You can’t discuss The Talons of Weng-Chiang without mentioning the race issue. Now, obviously by any modern standards it’s wrong to have John Bennett in yellow-face as Li H’sen Chang, but Talons seems to get an uneven proportion of stick over this when similar (and more extensive) examples are overlooked in Marco Polo, The Aztecs, The Crusades etc. They’re all products of their time and Talons gets the majority of the criticism because it was the last example. Ironically, they could have got away with it if only they’d shown John Bennett out of make-up in his theatre dressing room, as most ‘oriental’ performers in Victorian musical hall were just white blokes with a thick application of pan-stick and a Mikado accent. That way, it would’ve just been a representation of the different attitudes of the day, which is generally also the excuse for some of the language used in this. How to deal with it is the problem; ultimately, unless something is knowingly offensive, I personally would favour discussion over censorship every time and I think this blu-ray collection misses out by not including an open discussion of the issues raised in this story.

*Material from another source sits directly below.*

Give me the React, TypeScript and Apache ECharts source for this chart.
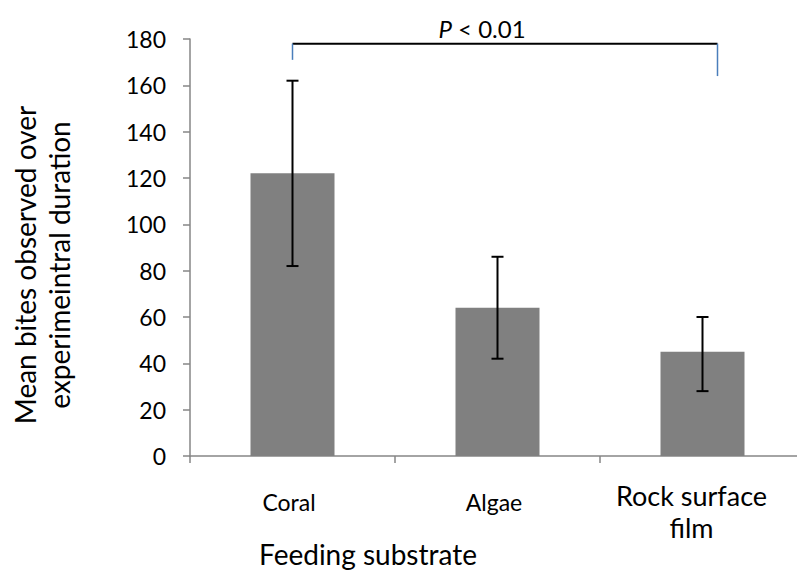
import React, { useEffect, useRef } from 'react';
import * as echarts from 'echarts';

const categories = ['Coral', 'Algae', 'Rock surface film'];
const meanBites = [122, 64, 45];
const errorLow = [82, 42, 28];
const errorHigh = [162, 86, 60];
const yMin = 0;
const yMax = 180;
const yInterval = 20;
// significance bracket: from category index 0 to 2
const bracketFrom = [0];
const bracketTo = [2];
const bracketLevel = [178];
const bracketLeftDrop = [171];
const bracketRightDrop = [164];

const FONT = 'Lato, "Open Sans", sans-serif';

export default function App() {
  const ref = useRef<HTMLDivElement>(null);
  useEffect(() => {
    if (!ref.current) return;
    const chart = echarts.init(ref.current, undefined, { renderer: 'svg' });
    const errData = categories.map((c, i) => [i, errorLow[i], errorHigh[i]]);
    const bracketData = bracketFrom.map((f, i) => [
      f,
      bracketTo[i],
      bracketLevel[i],
      bracketLeftDrop[i],
      bracketRightDrop[i],
    ]);
    const option: any = {
      animation: false,
      textStyle: { fontFamily: FONT },
      grid: { left: 190, top: 39, width: 615, height: 417, containLabel: false },
      xAxis: {
        type: 'category',
        data: categories,
        axisLine: { show: true, lineStyle: { color: '#868686', width: 1.5 } },
        axisTick: { show: true, length: 7, lineStyle: { color: '#868686', width: 1.5 } },
        axisLabel: {
          interval: 0,
          margin: 23,
          color: '#000',
          fontFamily: FONT,
          formatter: (v: string) => {
            if (v === 'Rock surface film') return '{r|Rock surface}\n{r|film}';
            return '{c|' + v + '}';
          },
          rich: {
            c: { fontSize: 23, lineHeight: 46, color: '#000', fontFamily: FONT, padding: [0, 7, 0, 0] },
            r: { fontSize: 27, lineHeight: 32, color: '#000', fontFamily: FONT, padding: [0, 22, 0, 0] },
          },
        },
        splitLine: { show: false },
      },
      yAxis: {
        type: 'value',
        min: yMin,
        max: yMax,
        interval: yInterval,
        axisLine: { show: true, lineStyle: { color: '#868686', width: 1.5 } },
        axisTick: { show: true, length: 7, lineStyle: { color: '#868686', width: 1.5 } },
        axisLabel: { color: '#000', fontSize: 23, margin: 24, fontFamily: FONT },
        splitLine: { show: false },
      },
      graphic: [
        {
          type: 'text',
          x: 42,
          y: 265,
          rotation: Math.PI / 2,
          style: {
            text: 'Mean bites observed over\nexperimeintral duration',
            fontSize: 28,
            lineHeight: 34,
            fontFamily: FONT,
            fill: '#000',
            align: 'center',
            verticalAlign: 'middle',
          },
        },
        {
          type: 'text',
          x: 368,
          y: 554,
          style: {
            text: 'Feeding substrate',
            fontSize: 28,
            fontFamily: FONT,
            fill: '#000',
            align: 'center',
            verticalAlign: 'middle',
          },
        },
      ],
      series: [
        {
          type: 'bar',
          data: meanBites,
          barWidth: 84,
          itemStyle: { color: '#808080' },
          z: 2,
        },
        {
          type: 'custom',
          data: errData,
          z: 5,
          renderItem: (params: any, api: any) => {
            const x = api.value(0);
            const lo = api.coord([x, api.value(1)]);
            const hi = api.coord([x, api.value(2)]);
            const w = 6;
            const st = { stroke: '#000', lineWidth: 2 };
            return {
              type: 'group',
              children: [
                { type: 'line', shape: { x1: lo[0], y1: lo[1], x2: hi[0], y2: hi[1] }, style: st },
                { type: 'line', shape: { x1: lo[0] - w, y1: lo[1], x2: lo[0] + w, y2: lo[1] }, style: st },
                { type: 'line', shape: { x1: hi[0] - w, y1: hi[1], x2: hi[0] + w, y2: hi[1] }, style: st },
              ],
            };
          },
        },
        {
          type: 'custom',
          data: bracketData,
          z: 6,
          renderItem: (params: any, api: any) => {
            const a = api.coord([api.value(0), api.value(2)]);
            const b = api.coord([api.value(1), api.value(2)]);
            const aDrop = api.coord([api.value(0), api.value(3)]);
            const bDrop = api.coord([api.value(1), api.value(4)]);
            const xl = a[0];
            const xr = b[0] + 15;
            const y = a[1];
            return {
              type: 'group',
              children: [
                { type: 'line', shape: { x1: xl, y1: y, x2: xr, y2: y }, style: { stroke: '#000', lineWidth: 2 } },
                { type: 'line', shape: { x1: xl, y1: y, x2: xl, y2: aDrop[1] }, style: { stroke: '#4a7ebb', lineWidth: 1.5 } },
                { type: 'line', shape: { x1: xr, y1: y, x2: xr, y2: bDrop[1] }, style: { stroke: '#4a7ebb', lineWidth: 1.5 } },
                {
                  type: 'text',
                  x: (xl + xr) / 2 - 23,
                  y: y - 3,
                  style: {
                    text: '{i|P} < 0.01',
                    rich: { i: { fontStyle: 'italic', fontSize: 24, fontFamily: FONT, fill: '#000' } },
                    fontSize: 24,
                    fontFamily: FONT,
                    fill: '#000',
                    align: 'center',
                    verticalAlign: 'bottom',
                  },
                },
              ],
            };
          },
        },
      ],
    };
    chart.setOption(option);
    return () => chart.dispose();
  }, []);
  return (
    <div style={{ position: 'fixed', left: 0, top: 0, width: 797, height: 571, overflow: 'hidden', background: '#fff' }}>
      <div ref={ref} style={{ width: 812, height: 571 }} />
    </div>
  );
}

As with all of the ‘The Collection’ blu-ray releases, Season 14 comes with a wealth of extras ranging from the obscure (Tom Baker on a 1977 episode of Call My Bluff) to the well-loved (the Lively Arts documentary Whose Doctor Who and a retrospective feature thereof by Toby Hadoke). There’s another premium interview by Matthew Sweet, this time with producer Philip Hinchcliffe, which as always is one of the best extras on the set. For those interested in such things, there are updated SFX for The Talons of Weng-Chiang, but personally I prefer to watch episodes in their original format; it’s all a matter of taste. On review, I’m still a huge fan of Season 14; along with Season 10, it’s one of my favourite sets of episodes. It’s the Doctor Who that I grew up with and my adoration of the Fourth Doctor’s era has not altered. Given that it was a period of much change, Season 14 does incredibly well to produce such a strong run of stories.